===== DATA PROVIDED =====

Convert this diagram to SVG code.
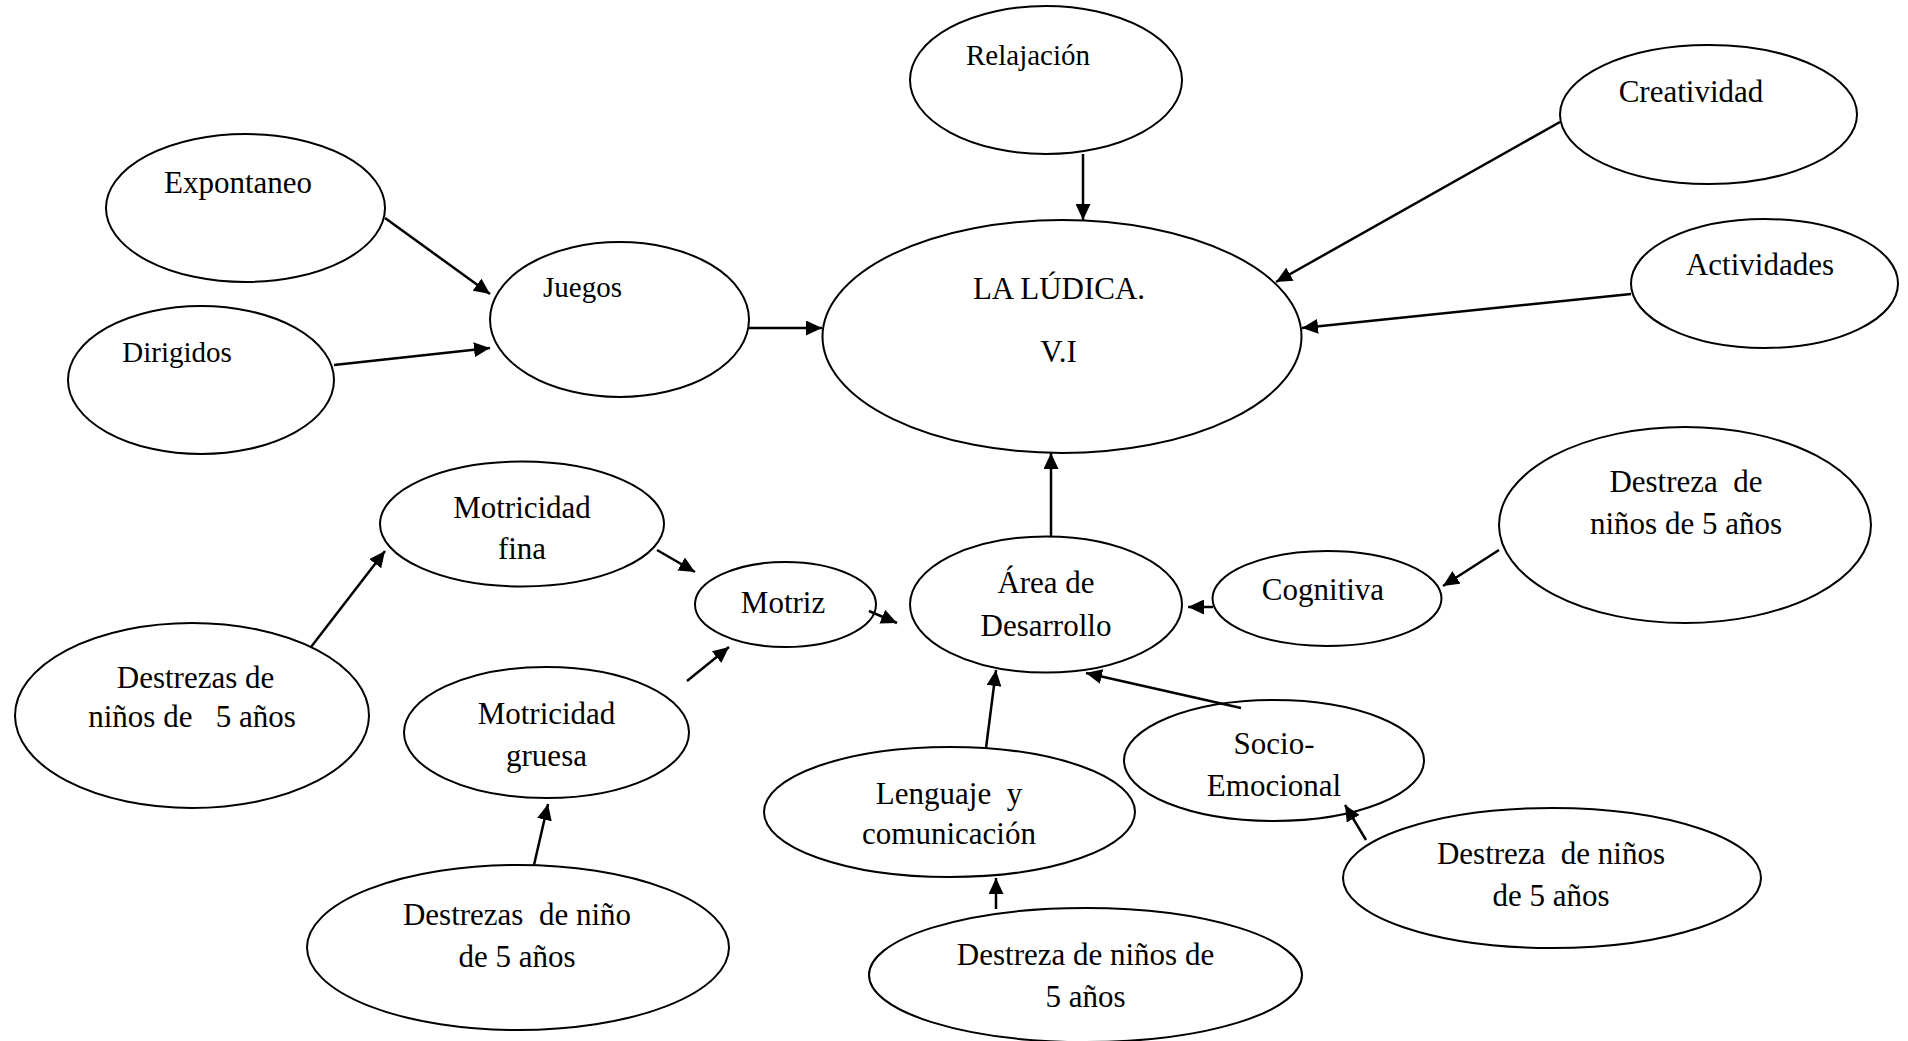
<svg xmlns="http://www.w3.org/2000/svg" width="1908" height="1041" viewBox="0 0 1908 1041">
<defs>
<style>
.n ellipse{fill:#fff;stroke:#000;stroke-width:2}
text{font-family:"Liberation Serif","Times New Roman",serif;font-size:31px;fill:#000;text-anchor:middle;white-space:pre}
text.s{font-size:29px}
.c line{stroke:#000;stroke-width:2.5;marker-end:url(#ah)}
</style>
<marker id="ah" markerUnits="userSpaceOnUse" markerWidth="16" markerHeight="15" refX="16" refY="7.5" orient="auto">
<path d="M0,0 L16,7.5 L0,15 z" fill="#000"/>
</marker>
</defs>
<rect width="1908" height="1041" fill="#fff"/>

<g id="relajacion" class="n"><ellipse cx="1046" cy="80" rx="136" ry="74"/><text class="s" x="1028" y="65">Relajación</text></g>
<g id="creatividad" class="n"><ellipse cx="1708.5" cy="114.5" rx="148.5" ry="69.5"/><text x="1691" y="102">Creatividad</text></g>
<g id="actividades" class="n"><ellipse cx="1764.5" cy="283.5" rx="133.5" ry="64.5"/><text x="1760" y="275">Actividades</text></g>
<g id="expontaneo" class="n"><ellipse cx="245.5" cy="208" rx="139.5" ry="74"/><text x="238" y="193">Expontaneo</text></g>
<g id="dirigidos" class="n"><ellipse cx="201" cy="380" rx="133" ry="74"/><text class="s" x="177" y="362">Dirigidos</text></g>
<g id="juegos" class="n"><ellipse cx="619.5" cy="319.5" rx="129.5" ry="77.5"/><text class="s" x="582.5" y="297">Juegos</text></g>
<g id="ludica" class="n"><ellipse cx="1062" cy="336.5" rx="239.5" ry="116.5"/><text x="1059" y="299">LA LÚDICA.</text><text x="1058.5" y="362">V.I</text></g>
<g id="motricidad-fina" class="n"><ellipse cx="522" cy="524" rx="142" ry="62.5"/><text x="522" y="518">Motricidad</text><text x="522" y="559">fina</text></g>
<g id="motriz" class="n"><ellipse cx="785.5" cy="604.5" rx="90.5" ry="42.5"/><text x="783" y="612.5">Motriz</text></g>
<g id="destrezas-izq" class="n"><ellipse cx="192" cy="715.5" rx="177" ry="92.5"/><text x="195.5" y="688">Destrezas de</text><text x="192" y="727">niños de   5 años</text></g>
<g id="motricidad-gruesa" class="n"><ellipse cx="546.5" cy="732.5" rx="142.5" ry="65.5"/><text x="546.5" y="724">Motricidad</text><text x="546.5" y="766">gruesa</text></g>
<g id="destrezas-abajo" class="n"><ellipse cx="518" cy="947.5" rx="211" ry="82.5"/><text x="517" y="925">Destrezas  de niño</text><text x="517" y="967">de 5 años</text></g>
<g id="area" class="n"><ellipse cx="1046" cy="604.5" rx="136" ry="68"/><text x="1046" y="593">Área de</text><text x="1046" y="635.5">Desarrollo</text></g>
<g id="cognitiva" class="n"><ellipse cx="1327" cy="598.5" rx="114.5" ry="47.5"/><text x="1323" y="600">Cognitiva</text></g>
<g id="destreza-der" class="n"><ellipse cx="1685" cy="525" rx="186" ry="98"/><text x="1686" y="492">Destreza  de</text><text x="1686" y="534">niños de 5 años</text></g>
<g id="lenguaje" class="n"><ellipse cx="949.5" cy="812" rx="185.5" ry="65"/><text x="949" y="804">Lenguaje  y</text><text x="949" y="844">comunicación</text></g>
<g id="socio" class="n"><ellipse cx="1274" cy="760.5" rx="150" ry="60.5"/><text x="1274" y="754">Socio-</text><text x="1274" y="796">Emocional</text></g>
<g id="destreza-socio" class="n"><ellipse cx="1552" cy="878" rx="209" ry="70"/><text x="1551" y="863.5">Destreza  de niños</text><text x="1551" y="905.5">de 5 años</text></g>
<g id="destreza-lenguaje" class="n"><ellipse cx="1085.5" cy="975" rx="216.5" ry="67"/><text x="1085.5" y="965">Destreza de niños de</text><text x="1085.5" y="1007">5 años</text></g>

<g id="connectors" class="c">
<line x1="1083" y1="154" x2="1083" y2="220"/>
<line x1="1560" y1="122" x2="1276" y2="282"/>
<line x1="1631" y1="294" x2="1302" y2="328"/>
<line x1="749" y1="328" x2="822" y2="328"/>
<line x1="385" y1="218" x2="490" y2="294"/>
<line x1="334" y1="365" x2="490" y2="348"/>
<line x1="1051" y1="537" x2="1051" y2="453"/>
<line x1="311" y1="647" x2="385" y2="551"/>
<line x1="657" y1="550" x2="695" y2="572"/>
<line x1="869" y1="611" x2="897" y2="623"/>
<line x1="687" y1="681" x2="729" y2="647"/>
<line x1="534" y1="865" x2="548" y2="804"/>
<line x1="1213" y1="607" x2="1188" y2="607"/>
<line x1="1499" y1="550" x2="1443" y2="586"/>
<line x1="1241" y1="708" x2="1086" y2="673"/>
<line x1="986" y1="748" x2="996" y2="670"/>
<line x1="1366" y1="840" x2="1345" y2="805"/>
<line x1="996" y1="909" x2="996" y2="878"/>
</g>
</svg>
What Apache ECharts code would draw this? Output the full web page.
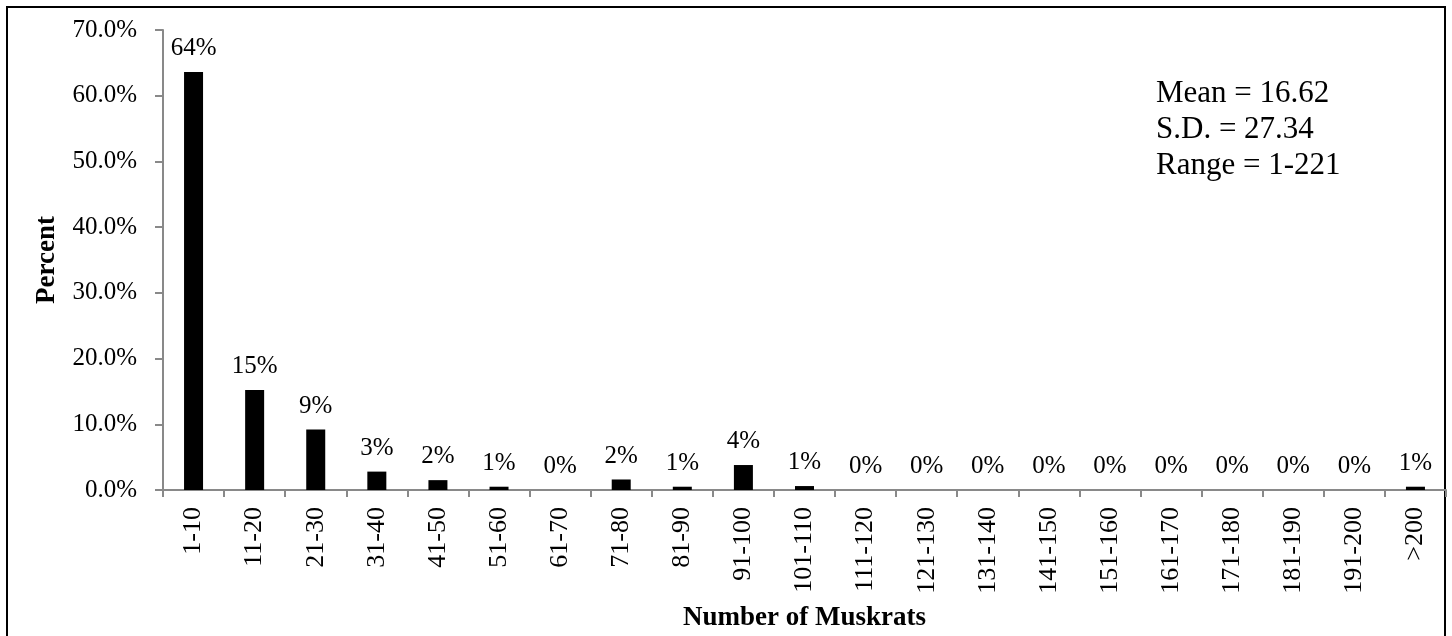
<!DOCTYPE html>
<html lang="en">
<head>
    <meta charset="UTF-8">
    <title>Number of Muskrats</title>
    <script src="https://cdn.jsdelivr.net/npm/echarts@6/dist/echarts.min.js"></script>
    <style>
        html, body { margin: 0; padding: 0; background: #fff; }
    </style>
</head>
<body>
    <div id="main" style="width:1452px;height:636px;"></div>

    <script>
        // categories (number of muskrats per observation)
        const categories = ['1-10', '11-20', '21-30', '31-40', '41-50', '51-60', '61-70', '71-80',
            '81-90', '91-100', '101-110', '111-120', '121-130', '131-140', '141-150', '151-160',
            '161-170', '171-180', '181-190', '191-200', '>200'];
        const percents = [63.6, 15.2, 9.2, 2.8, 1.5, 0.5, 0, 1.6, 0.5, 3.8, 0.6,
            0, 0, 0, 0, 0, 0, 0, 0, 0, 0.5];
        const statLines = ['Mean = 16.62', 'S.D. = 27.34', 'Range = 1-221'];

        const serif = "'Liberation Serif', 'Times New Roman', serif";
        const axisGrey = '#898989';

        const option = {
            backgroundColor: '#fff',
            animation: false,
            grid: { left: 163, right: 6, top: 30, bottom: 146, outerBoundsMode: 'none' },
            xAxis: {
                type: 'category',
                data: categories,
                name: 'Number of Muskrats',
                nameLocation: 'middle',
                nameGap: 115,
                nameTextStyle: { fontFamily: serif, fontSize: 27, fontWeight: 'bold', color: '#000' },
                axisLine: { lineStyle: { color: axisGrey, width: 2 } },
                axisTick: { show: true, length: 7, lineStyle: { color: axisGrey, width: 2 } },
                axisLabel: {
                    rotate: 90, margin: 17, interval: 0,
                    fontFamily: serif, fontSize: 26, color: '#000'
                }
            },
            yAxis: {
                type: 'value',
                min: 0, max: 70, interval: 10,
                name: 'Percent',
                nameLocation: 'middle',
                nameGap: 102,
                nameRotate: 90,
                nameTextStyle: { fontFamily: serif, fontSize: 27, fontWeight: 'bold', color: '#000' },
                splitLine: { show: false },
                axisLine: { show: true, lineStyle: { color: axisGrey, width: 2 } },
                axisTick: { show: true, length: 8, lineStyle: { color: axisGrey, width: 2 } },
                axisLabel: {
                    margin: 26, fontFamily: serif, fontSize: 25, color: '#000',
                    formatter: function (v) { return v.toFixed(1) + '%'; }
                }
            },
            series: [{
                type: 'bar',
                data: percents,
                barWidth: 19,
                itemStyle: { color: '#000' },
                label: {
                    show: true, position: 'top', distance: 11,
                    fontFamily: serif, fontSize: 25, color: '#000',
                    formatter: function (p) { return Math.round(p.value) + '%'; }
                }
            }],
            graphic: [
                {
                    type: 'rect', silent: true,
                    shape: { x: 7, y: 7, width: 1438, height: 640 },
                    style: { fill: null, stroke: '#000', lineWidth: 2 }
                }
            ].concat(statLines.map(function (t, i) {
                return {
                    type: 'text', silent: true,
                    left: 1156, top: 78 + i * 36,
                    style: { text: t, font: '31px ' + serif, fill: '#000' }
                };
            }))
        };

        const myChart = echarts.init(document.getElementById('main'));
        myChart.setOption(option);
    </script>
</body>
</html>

=====

• **TO DO**
Look above for the line with "What Apache ECharts" and copy exactly from it through the line with "const axisGrey = '#898989';", both included. Omit the pictures.

• **RESPONSE BELOW**
What Apache ECharts code would draw this? Output the full web page.
<!DOCTYPE html>
<html lang="en">
<head>
    <meta charset="UTF-8">
    <title>Number of Muskrats</title>
    <script src="https://cdn.jsdelivr.net/npm/echarts@6/dist/echarts.min.js"></script>
    <style>
        html, body { margin: 0; padding: 0; background: #fff; }
    </style>
</head>
<body>
    <div id="main" style="width:1452px;height:636px;"></div>

    <script>
        // categories (number of muskrats per observation)
        const categories = ['1-10', '11-20', '21-30', '31-40', '41-50', '51-60', '61-70', '71-80',
            '81-90', '91-100', '101-110', '111-120', '121-130', '131-140', '141-150', '151-160',
            '161-170', '171-180', '181-190', '191-200', '>200'];
        const percents = [63.6, 15.2, 9.2, 2.8, 1.5, 0.5, 0, 1.6, 0.5, 3.8, 0.6,
            0, 0, 0, 0, 0, 0, 0, 0, 0, 0.5];
        const statLines = ['Mean = 16.62', 'S.D. = 27.34', 'Range = 1-221'];

        const serif = "'Liberation Serif', 'Times New Roman', serif";
        const axisGrey = '#898989';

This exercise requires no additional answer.